In fact, it pushes both ideas further than a lot of science fictions works. It doesn’t just talk about how the human race commits war. It also talks about environmental abuse and other forms of abuse and negligence. The Ethiopian famine of 1983 - 85 was specifically mentioned and the political elements of it were even alluded to (but not spelled out because this was a series for middle schoolers)

And the series takes up the old (and disproven) saw that we use only 10% of our brains. So the human brain is the most potentially brilliant brain in the universe, which actually kind of annoys the aliens.

So, instead of an alien invasion plot, the kids find out that what is really going on is that the aliens are trying to figure out if they have to wipe out the human race before we get off the planet and really start breaking stuff. Coville actually does a really good job of both showing that the aliens really don’t like the idea of genocide but also how we aren’t giving them much choice.

The explanation for everything turns out to be that the human race is actually a hive mind, but one that fractured because feeling everyone was just too painful. So we do have magical brains, but the fact that we are incomplete makes us unhappy and lash out. (And this was when I checked to make sure Bruce Coville wasn’t a pseudonym for Spider Robinson)
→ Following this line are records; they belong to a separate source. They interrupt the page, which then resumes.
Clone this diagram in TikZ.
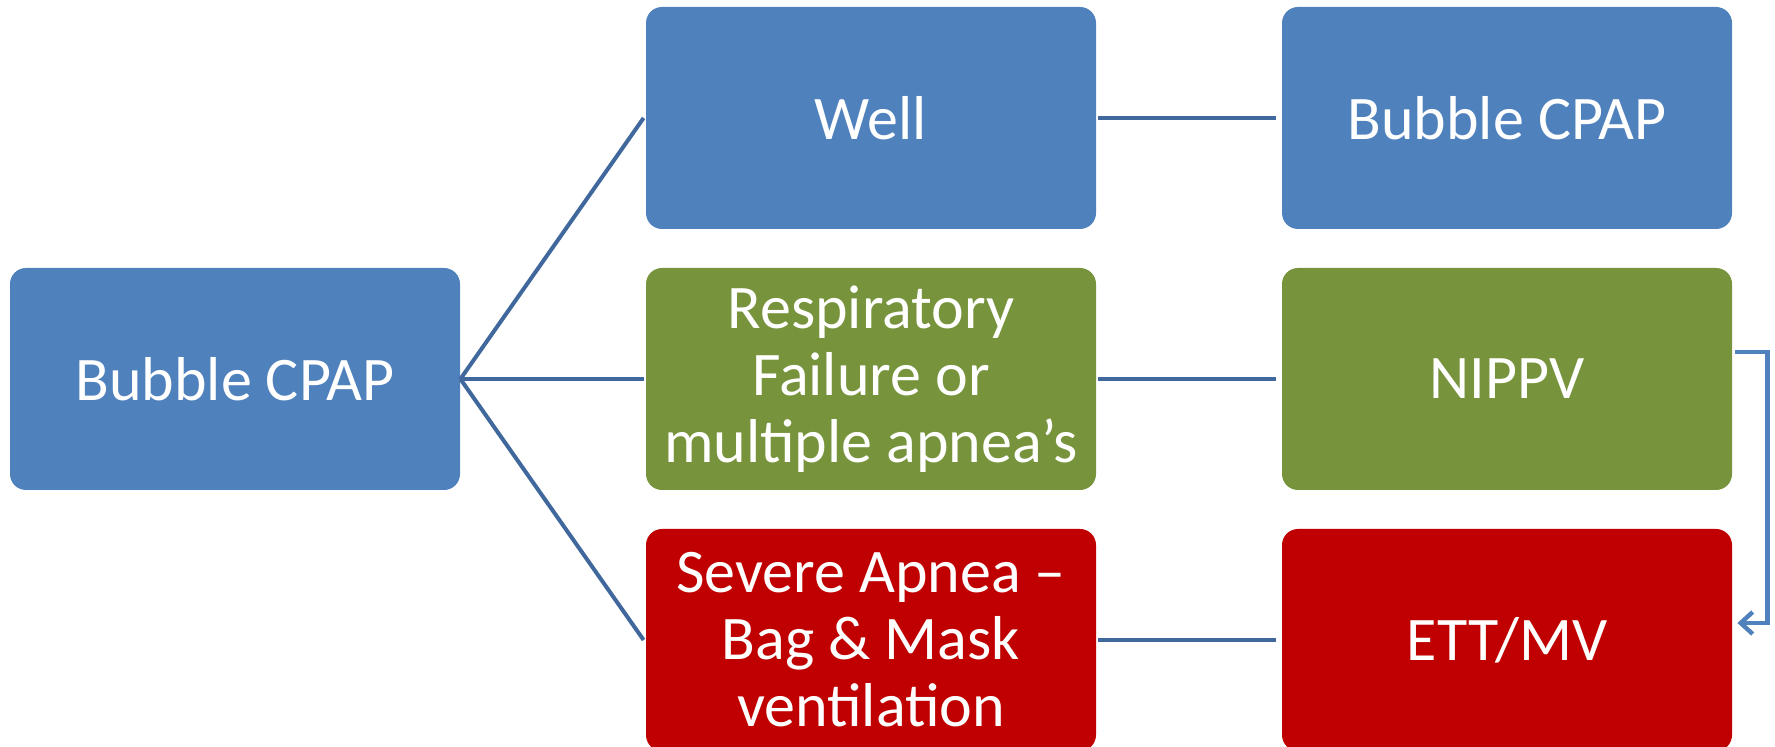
\documentclass[tikz,border=0pt]{standalone}
\usepackage{fontspec}
\setmainfont{Carlito}
\usepackage{tikz}
\usetikzlibrary{arrows.meta}
\definecolor{boxblue}{RGB}{79,129,189}
\definecolor{boxgreen}{RGB}{119,147,60}
\definecolor{boxred}{RGB}{192,0,0}
\definecolor{linkblue}{RGB}{64,104,156}
\tikzset{
  stage/.style={rounded corners=8pt, minimum width=225pt, minimum height=111pt, inner sep=0pt, align=center, text=white, font=\fontsize{31}{33.5}\selectfont},
  link/.style={draw=linkblue, line width=2pt},
  loopback/.style={draw=boxblue, line width=2.2pt, -{Straight Barb[length=6pt,width=11pt]}}
}

\begin{document}
\begin{tikzpicture}[x=0.5pt,y=-0.5pt]
\useasboundingbox (0,0) rectangle (1775,747);
\node [stage, fill=boxblue] (start) at (235,379) {Bubble CPAP};
\node [stage, fill=boxblue] (well) at (871,118) {Well};
\node [stage, fill=boxgreen] (resp) at (871,379) {Respiratory\\Failure or\\multiple apnea’s};
\node [stage, fill=boxred] (severe) at (871,640) {Severe Apnea --\\Bag \& Mask\\ventilation};
\node [stage, fill=boxblue] (cpap) at (1507,118) {Bubble CPAP};
\node [stage, fill=boxgreen] (nippv) at (1507,379) {NIPPV};
\node [stage, fill=boxred] (ett) at (1507,640) {ETT/MV};
\draw [link] (start.east) -- ([xshift=-1pt]well.west);
\draw [link] (start.east) -- ([xshift=-1pt]resp.west);
\draw [link] (start.east) -- ([xshift=-1pt]severe.west);
\draw [link] ([xshift=1pt]well.east) -- ([xshift=-3pt]cpap.west);
\draw [link] ([xshift=1pt]resp.east) -- ([xshift=-3pt]nippv.west);
\draw [link] ([xshift=1pt]severe.east) -- ([xshift=-3pt]ett.west);
\draw [loopback] ([xshift=1.5pt,yshift=13.5pt]nippv.east) -- ++(16pt,0) |- ([xshift=2.5pt,yshift=8.5pt]ett.east);
\end{tikzpicture}
\end{document}
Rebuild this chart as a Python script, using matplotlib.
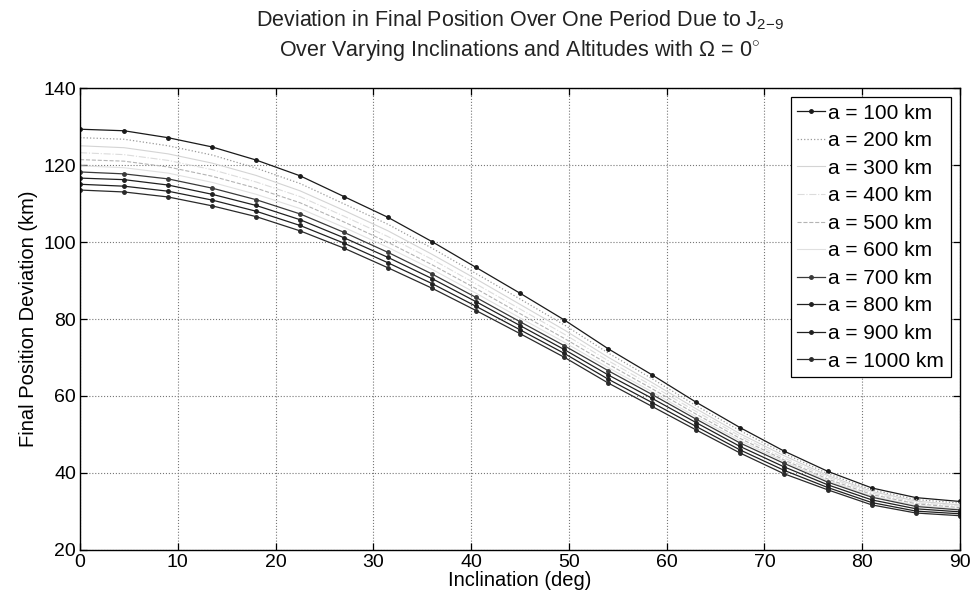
import matplotlib
matplotlib.use("Agg")
import matplotlib.pyplot as plt

plt.rcParams['font.family'] = ['Liberation Sans', 'DejaVu Sans']
plt.rcParams['mathtext.fontset'] = 'custom'
plt.rcParams['mathtext.rm'] = 'Liberation Sans'
plt.rcParams['mathtext.it'] = 'Liberation Sans'

inclination = [0, 4.5, 9, 13.5, 18, 22.5, 27, 31.5, 36, 40.5, 45, 49.5,
               54, 58.5, 63, 67.5, 72, 76.5, 81, 85.5, 90]

labels = ['a = 100 km', 'a = 200 km', 'a = 300 km', 'a = 400 km', 'a = 500 km',
          'a = 600 km', 'a = 700 km', 'a = 800 km', 'a = 900 km', 'a = 1000 km']

dev_100 = [129.3, 128.9, 127.1, 124.7, 121.3, 117.2, 111.8, 106.4, 100.1, 93.4, 86.7,
           79.8, 72.3, 65.5, 58.4, 51.8, 45.7, 40.4, 36.1, 33.6, 32.6]
dev_200 = [127.1, 126.7, 125.0, 122.6, 119.2, 115.2, 109.9, 104.6, 98.4, 91.8, 85.2,
           78.5, 71.2, 64.5, 57.5, 51.0, 45.1, 39.8, 35.6, 33.1, 32.2]
dev_300 = [125.0, 124.5, 122.9, 120.5, 117.3, 113.3, 108.2, 102.9, 96.8, 90.4, 83.8,
           77.2, 70.1, 63.5, 56.7, 50.2, 44.5, 39.3, 35.2, 32.7, 31.7]
dev_400 = [123.2, 122.7, 121.2, 118.8, 115.6, 111.8, 106.7, 101.4, 95.5, 89.1, 82.6,
           76.1, 69.2, 62.7, 56.0, 49.6, 43.9, 38.9, 34.8, 32.3, 31.4]
dev_500 = [121.4, 121.0, 119.5, 117.1, 114.0, 110.2, 105.2, 99.9, 94.1, 87.9, 81.4,
           75.0, 68.3, 61.9, 55.3, 49.0, 43.4, 38.4, 34.4, 32.0, 31.0]
dev_600 = [119.8, 119.3, 117.9, 115.5, 112.4, 108.7, 103.8, 98.6, 92.9, 86.7, 80.3,
           74.0, 67.4, 61.1, 54.6, 48.4, 43.0, 38.0, 34.0, 31.6, 30.7]
dev_700 = [118.2, 117.7, 116.4, 114.0, 111.0, 107.3, 102.5, 97.3, 91.7, 85.6, 79.3,
           73.1, 66.6, 60.4, 54.0, 47.8, 42.5, 37.6, 33.7, 31.3, 30.4]
dev_800 = [116.6, 116.2, 114.8, 112.4, 109.5, 105.8, 101.1, 96.0, 90.5, 84.5, 78.3,
           72.1, 65.5, 59.4, 53.1, 46.9, 41.6, 36.9, 33.0, 30.7, 29.9]
dev_900 = [115.0, 114.5, 113.2, 110.9, 108.0, 104.3, 99.7, 94.6, 89.2, 83.3, 77.2,
           71.1, 64.4, 58.3, 52.1, 46.0, 40.7, 36.2, 32.3, 30.1, 29.4]
dev_1000 = [113.5, 113.0, 111.7, 109.4, 106.6, 102.9, 98.4, 93.3, 88.0, 82.2, 76.2,
            70.1, 63.4, 57.3, 51.2, 45.2, 39.8, 35.6, 31.7, 29.6, 28.9]

series = [dev_100, dev_200, dev_300, dev_400, dev_500,
          dev_600, dev_700, dev_800, dev_900, dev_1000]

styles = [
    dict(color='#1a1a1a', linestyle='-', marker='.', markersize=5, linewidth=0.9),
    dict(color='#9a9a9a', linestyle=':', marker='None', linewidth=0.9),
    dict(color='#d4d4d4', linestyle='-', marker='None', linewidth=0.8),
    dict(color='#dcdcdc', linestyle='-.', marker='None', linewidth=0.8),
    dict(color='#b4b4b4', linestyle='--', marker='None', linewidth=0.8),
    dict(color='#e0e0e0', linestyle='-', marker='None', linewidth=0.8),
    dict(color='#3a3a3a', linestyle='-', marker='.', markersize=5, linewidth=0.9),
    dict(color='#202020', linestyle='-', marker='.', markersize=5, linewidth=0.9),
    dict(color='#202020', linestyle='-', marker='.', markersize=5, linewidth=0.9),
    dict(color='#2a2a2a', linestyle='-', marker='.', markersize=5, linewidth=0.9),
]

fig = plt.figure(figsize=(9.75, 5.98), dpi=100)
ax = fig.add_axes([0.0821, 0.0803, 0.9025, 0.7725])

for vals, lab, st in zip(series, labels, styles):
    ax.plot(inclination, vals, label=lab, **st)

ax.set_xlim(0, 90)
ax.set_ylim(20, 140)
ax.set_xticks(range(0, 91, 10))
ax.set_yticks(range(20, 141, 20))
ax.grid(True, linestyle=':', color='#777777', linewidth=0.8)
ax.tick_params(direction='in', length=5, width=0.9, top=True, right=True,
               labelsize=14, pad=3)
for sp in ax.spines.values():
    sp.set_linewidth(1.0)
    sp.set_color('black')

ax.set_xlabel('Inclination (deg)', fontsize=14.5, labelpad=0)
ax.set_ylabel('Final Position Deviation (km)', fontsize=14.5, labelpad=4)

fig.text(0.533, 0.966, r'Deviation in Final Position Over One Period Due to J$_{2\mathrm{-}9}$',
         ha='center', va='center', fontsize=15.5, color='#222222')
fig.text(0.533, 0.916, r'Over Varying Inclinations and Altitudes with $\Omega$ = 0$^{\circ}$',
         ha='center', va='center', fontsize=15.5, color='#222222')

leg = ax.legend(loc='upper right', fontsize=15, handlelength=1.35, handletextpad=0.15,
                labelspacing=0.41, borderpad=0.3, borderaxespad=0.45,
                fancybox=False, framealpha=1, edgecolor='black', numpoints=1)
leg.get_frame().set_linewidth(0.9)

fig.savefig('out.png', dpi=100)
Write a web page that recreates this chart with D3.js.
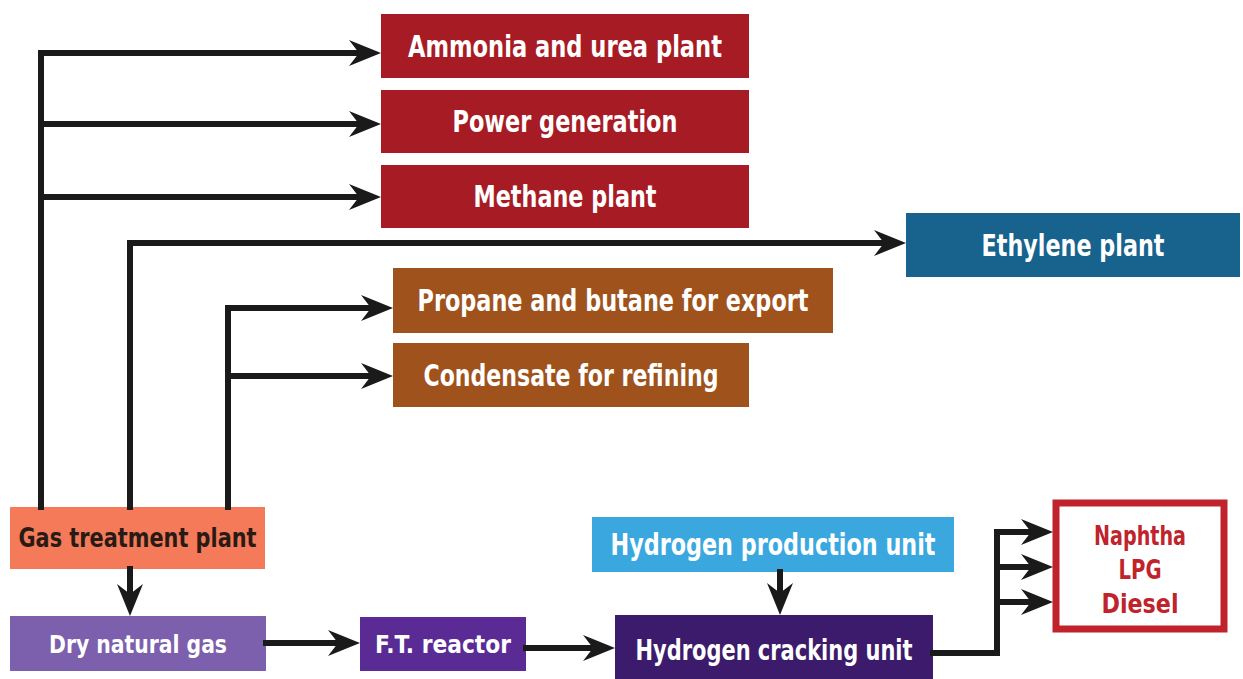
<!DOCTYPE html>
<html>
<head>
<meta charset="utf-8">
<script src="https://cdn.jsdelivr.net/npm/d3@7"></script>
<style>
  body { margin: 0; background: #fff; }
  text { font-family: "Liberation Sans Narrow", "DejaVu Sans Condensed", "Roboto Condensed", sans-serif; font-weight: bold; font-stretch: condensed; }
</style>
</head>
<body>
<script>
// node labels (text of each box)
var labels = [
  "Ammonia and urea plant",
  "Power generation",
  "Methane plant",
  "Ethylene plant",
  "Propane and butane for export",
  "Condensate for refining",
  "Gas treatment plant",
  "Dry natural gas",
  "F.T. reactor",
  "Hydrogen production unit",
  "Hydrogen cracking unit"
];
var productLines = ["Naphtha", "LPG", "Diesel"];

// layout of boxes: x, y, w, h, fill, text colour, font size, text width
var boxLayout = [
  [381, 14, 368, 64, "#a71c24", "#fff", 30, 314],
  [381, 90, 368, 63, "#a71c24", "#fff", 30, 225],
  [381, 165, 368, 63, "#a71c24", "#fff", 30, 183],
  [906, 213, 334, 64, "#17638d", "#fff", 30, 183],
  [393, 268, 440, 65, "#9f521c", "#fff", 30, 391],
  [393, 343, 356, 64, "#9f521c", "#fff", 30, 295],
  [10, 507, 255, 62, "#f47a5a", "#2a1a14", 26, 238],
  [10, 616, 256, 55, "#7c60ad", "#fff", 25, 178],
  [360, 617, 166, 54, "#5a2b95", "#fff", 25, 136],
  [592, 517, 362, 55, "#3aa8df", "#fff", 30, 325],
  [615, 615, 318, 70, "#3c1a6c", "#fff", 28, 277]
];
var productBox = [1056, 503, 168, 126];
var productTextW = [92, 43, 77];

// connectors: polyline points, arrow at last point
var connectors = [
  [[41, 507], [41, 53], [381, 53]],
  [[41, 124], [381, 124]],
  [[41, 197], [381, 197]],
  [[130, 507], [130, 243], [906, 243]],
  [[228, 507], [228, 308], [393, 308]],
  [[228, 376], [393, 376]],
  [[130, 569], [130, 616]],
  [[266, 643], [360, 643]],
  [[526, 648], [615, 648]],
  [[780, 572], [780, 615]],
  [[933, 653], [997, 653], [997, 532], [1053, 532]],
  [[997, 567], [1053, 567]],
  [[997, 602], [1053, 602]]
];

var width = 1243, height = 679;

var svg = d3.select("body")
  .append("svg")
  .attr("width", width)
  .attr("height", height);

var line = d3.line();

//boxes
var boxes = svg.selectAll(".box")
  .data(labels)
  .enter()
  .append("g")
  .attr("class", "box");

boxes.append("rect")
  .attr("x", function(d, i){ return boxLayout[i][0]; })
  .attr("y", function(d, i){ return boxLayout[i][1]; })
  .attr("width", function(d, i){ return boxLayout[i][2]; })
  .attr("height", function(d, i){ return boxLayout[i][3]; })
  .attr("fill", function(d, i){ return boxLayout[i][4]; });

boxes.append("text")
  .attr("x", function(d, i){ return boxLayout[i][0] + boxLayout[i][2] / 2; })
  .attr("y", function(d, i){ return boxLayout[i][1] + boxLayout[i][3] / 2 + boxLayout[i][6] * 0.36; })
  .attr("text-anchor", "middle")
  .attr("fill", function(d, i){ return boxLayout[i][5]; })
  .attr("font-size", function(d, i){ return boxLayout[i][6]; })
  .attr("textLength", function(d, i){ return boxLayout[i][7]; })
  .attr("lengthAdjust", "spacingAndGlyphs")
  .text(function(d){ return d; });

//product box with red outline
svg.append("rect")
  .attr("x", productBox[0])
  .attr("y", productBox[1])
  .attr("width", productBox[2])
  .attr("height", productBox[3])
  .attr("fill", "#fff")
  .attr("stroke", "#c0232b")
  .attr("stroke-width", 7);

svg.selectAll(".product")
  .data(productLines)
  .enter()
  .append("text")
  .attr("class", "product")
  .attr("x", productBox[0] + productBox[2] / 2)
  .attr("y", function(d, i){ return 545 + i * 34; })
  .attr("text-anchor", "middle")
  .attr("fill", "#c0232b")
  .attr("font-size", 27)
  .attr("textLength", function(d, i){ return productTextW[i]; })
  .attr("lengthAdjust", "spacingAndGlyphs")
  .text(function(d){ return d; });

//connector lines, stopped short of the arrow tip
var arrowLen = 32, arrowHalf = 13, notch = 10;

connectors.forEach(function(pts){
  var n = pts.length;
  var tip = pts[n - 1], prev = pts[n - 2];
  var dx = tip[0] - prev[0], dy = tip[1] - prev[1];
  var len = Math.sqrt(dx * dx + dy * dy);
  var ux = dx / len, uy = dy / len;
  var shortPts = pts.slice(0, n - 1).concat([[tip[0] - ux * (arrowLen - notch - 2), tip[1] - uy * (arrowLen - notch - 2)]]);

  svg.append("path")
    .attr("d", line(shortPts))
    .attr("fill", "none")
    .attr("stroke", "#1a1a1a")
    .attr("stroke-width", 6)
    .attr("stroke-linejoin", "miter")
    .attr("stroke-linecap", "square");

  var angle = Math.atan2(dy, dx) * 180 / Math.PI;
  svg.append("path")
    .attr("d", "M0,0 L" + (-arrowLen) + "," + (-arrowHalf) + " L" + (-arrowLen + notch) + ",0 L" + (-arrowLen) + "," + arrowHalf + " Z")
    .attr("transform", "translate(" + tip[0] + "," + tip[1] + ") rotate(" + angle + ")")
    .attr("fill", "#1a1a1a");
});
</script>
</body>
</html>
Not going to lie, I found that to be a cop out. Coville actually does a very interesting job discussing human flaws but then comes up with a fantastic solution. He talks about real problems, but then gives us a magical solution that I’m confident isn’t actually real.

I did like how aliens gave us television to make us more stupid. And then were upset because it worked too well.

While I wasn’t pleased with the destination, I did enjoy the journey. The series definitely encourages you to think and it would have made me think pretty hard if I had read it back when I was in middle school or high school.

I also like the character development. In particular, Duncan’s arc is good. A thoughtless bully, he goes through a Flowers for Algernon brain enhancement. However, instead of it being a tragedy because it isn’t permanent, he gets to keep the emotional growth that he got from it.

My Teacher is an Alien series starts off as a juvenile thriller but segue ways into a young adult examination of human nature. And perhaps Coville’s goal wasn’t to tie everything up with a happy ending  but make his readers think about all the problems along the way.